[Start Data lines]

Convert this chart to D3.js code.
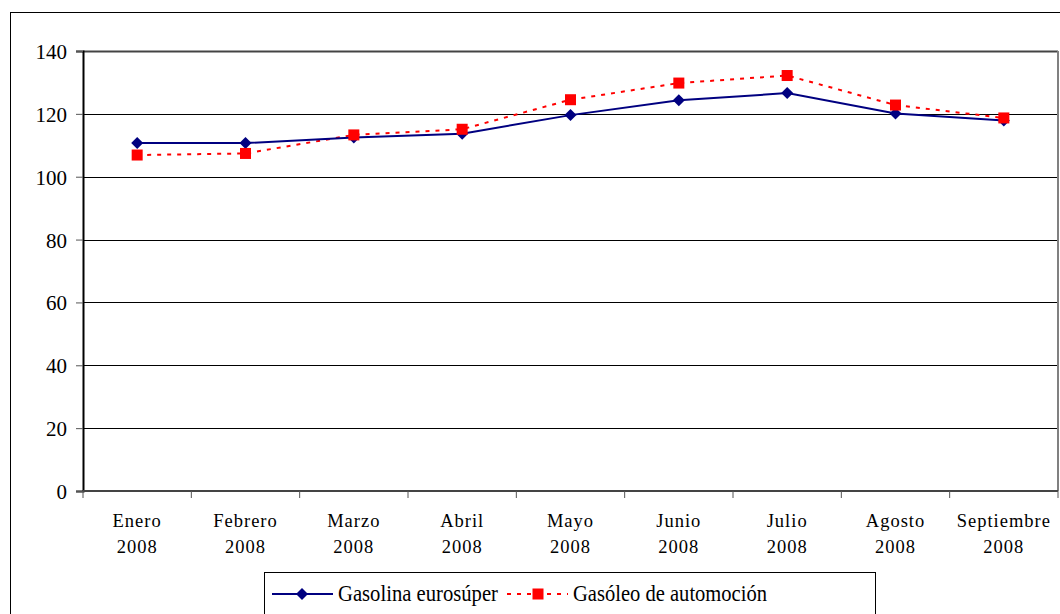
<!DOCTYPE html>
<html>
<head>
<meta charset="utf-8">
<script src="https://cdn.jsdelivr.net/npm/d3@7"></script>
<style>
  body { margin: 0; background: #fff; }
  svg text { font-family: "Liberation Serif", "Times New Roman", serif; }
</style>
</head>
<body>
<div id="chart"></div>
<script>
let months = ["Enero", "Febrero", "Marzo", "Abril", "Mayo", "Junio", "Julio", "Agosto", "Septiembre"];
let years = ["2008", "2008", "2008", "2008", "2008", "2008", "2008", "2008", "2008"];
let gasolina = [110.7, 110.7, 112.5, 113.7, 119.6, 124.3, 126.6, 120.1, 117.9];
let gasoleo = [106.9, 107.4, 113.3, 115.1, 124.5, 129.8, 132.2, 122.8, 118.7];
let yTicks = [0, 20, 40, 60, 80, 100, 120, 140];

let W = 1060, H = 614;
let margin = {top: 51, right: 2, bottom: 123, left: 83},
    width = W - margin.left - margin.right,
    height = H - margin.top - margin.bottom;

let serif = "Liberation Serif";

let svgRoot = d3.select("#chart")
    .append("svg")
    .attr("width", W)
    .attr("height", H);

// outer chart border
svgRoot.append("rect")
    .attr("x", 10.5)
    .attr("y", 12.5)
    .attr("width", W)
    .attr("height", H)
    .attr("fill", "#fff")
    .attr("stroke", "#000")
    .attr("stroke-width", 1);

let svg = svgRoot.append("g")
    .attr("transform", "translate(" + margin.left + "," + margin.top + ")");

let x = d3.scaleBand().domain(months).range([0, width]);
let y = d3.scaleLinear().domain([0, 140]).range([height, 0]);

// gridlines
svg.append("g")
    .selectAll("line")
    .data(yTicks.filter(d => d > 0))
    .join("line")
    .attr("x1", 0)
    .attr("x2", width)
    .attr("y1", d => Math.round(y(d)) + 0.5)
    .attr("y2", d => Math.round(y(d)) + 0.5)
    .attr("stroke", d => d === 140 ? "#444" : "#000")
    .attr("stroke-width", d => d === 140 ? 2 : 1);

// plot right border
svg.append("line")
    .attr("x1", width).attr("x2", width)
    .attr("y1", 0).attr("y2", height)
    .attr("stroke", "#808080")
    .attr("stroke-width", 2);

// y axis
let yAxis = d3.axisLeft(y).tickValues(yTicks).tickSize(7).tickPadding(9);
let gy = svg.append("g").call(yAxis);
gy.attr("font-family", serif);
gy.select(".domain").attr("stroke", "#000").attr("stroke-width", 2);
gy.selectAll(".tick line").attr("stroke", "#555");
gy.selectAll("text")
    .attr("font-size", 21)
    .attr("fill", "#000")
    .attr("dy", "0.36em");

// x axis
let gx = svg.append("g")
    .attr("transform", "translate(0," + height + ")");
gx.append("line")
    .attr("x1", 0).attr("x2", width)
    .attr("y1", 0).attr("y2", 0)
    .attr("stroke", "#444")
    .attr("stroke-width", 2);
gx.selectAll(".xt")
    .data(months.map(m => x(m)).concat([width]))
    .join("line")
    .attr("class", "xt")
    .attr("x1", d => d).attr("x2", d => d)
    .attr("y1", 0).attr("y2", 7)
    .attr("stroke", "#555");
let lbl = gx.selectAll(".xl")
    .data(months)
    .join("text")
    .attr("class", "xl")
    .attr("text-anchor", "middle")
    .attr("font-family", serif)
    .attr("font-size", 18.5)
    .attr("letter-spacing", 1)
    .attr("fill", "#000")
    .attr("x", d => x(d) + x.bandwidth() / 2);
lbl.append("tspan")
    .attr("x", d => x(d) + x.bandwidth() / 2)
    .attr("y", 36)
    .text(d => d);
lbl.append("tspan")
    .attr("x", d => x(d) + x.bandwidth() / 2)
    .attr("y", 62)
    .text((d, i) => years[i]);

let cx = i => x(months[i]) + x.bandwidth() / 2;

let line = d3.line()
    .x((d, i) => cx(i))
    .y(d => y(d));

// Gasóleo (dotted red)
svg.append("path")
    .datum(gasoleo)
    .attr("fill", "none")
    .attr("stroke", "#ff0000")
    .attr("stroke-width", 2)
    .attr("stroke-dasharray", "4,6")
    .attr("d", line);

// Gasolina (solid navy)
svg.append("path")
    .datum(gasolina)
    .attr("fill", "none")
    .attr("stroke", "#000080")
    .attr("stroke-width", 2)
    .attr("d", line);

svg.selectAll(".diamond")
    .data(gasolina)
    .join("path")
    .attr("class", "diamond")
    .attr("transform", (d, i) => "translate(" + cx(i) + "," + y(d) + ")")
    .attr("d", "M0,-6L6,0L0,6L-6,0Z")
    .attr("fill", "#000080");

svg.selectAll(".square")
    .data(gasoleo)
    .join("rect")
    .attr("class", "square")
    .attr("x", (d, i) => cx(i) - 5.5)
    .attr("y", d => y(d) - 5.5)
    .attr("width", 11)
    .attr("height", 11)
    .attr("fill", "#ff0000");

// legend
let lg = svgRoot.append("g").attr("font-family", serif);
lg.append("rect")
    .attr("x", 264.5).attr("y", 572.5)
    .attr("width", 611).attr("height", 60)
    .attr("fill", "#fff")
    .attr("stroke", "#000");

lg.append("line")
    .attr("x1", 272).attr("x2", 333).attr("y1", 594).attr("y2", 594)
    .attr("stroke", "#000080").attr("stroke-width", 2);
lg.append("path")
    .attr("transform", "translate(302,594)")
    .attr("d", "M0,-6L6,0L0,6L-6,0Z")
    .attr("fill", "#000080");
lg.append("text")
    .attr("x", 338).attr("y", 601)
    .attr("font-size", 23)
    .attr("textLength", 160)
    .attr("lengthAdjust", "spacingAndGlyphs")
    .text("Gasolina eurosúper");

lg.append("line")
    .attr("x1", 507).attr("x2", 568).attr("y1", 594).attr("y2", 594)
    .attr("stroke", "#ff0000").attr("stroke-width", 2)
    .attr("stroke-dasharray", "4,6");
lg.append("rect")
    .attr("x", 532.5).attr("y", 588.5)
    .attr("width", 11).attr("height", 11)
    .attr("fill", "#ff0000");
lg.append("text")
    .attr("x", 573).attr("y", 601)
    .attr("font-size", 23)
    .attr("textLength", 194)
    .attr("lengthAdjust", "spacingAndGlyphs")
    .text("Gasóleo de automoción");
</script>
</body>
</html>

[End Data lines]

Repeat the lines above, starting at the first and stopping after the line that holds "let y = d3.scaleLinear().domain([0, 140]).range([height, 0]);", with the pictures left out.

Convert this chart to D3.js code.
<!DOCTYPE html>
<html>
<head>
<meta charset="utf-8">
<script src="https://cdn.jsdelivr.net/npm/d3@7"></script>
<style>
  body { margin: 0; background: #fff; }
  svg text { font-family: "Liberation Serif", "Times New Roman", serif; }
</style>
</head>
<body>
<div id="chart"></div>
<script>
let months = ["Enero", "Febrero", "Marzo", "Abril", "Mayo", "Junio", "Julio", "Agosto", "Septiembre"];
let years = ["2008", "2008", "2008", "2008", "2008", "2008", "2008", "2008", "2008"];
let gasolina = [110.7, 110.7, 112.5, 113.7, 119.6, 124.3, 126.6, 120.1, 117.9];
let gasoleo = [106.9, 107.4, 113.3, 115.1, 124.5, 129.8, 132.2, 122.8, 118.7];
let yTicks = [0, 20, 40, 60, 80, 100, 120, 140];

let W = 1060, H = 614;
let margin = {top: 51, right: 2, bottom: 123, left: 83},
    width = W - margin.left - margin.right,
    height = H - margin.top - margin.bottom;

let serif = "Liberation Serif";

let svgRoot = d3.select("#chart")
    .append("svg")
    .attr("width", W)
    .attr("height", H);

// outer chart border
svgRoot.append("rect")
    .attr("x", 10.5)
    .attr("y", 12.5)
    .attr("width", W)
    .attr("height", H)
    .attr("fill", "#fff")
    .attr("stroke", "#000")
    .attr("stroke-width", 1);

let svg = svgRoot.append("g")
    .attr("transform", "translate(" + margin.left + "," + margin.top + ")");

let x = d3.scaleBand().domain(months).range([0, width]);
let y = d3.scaleLinear().domain([0, 140]).range([height, 0]);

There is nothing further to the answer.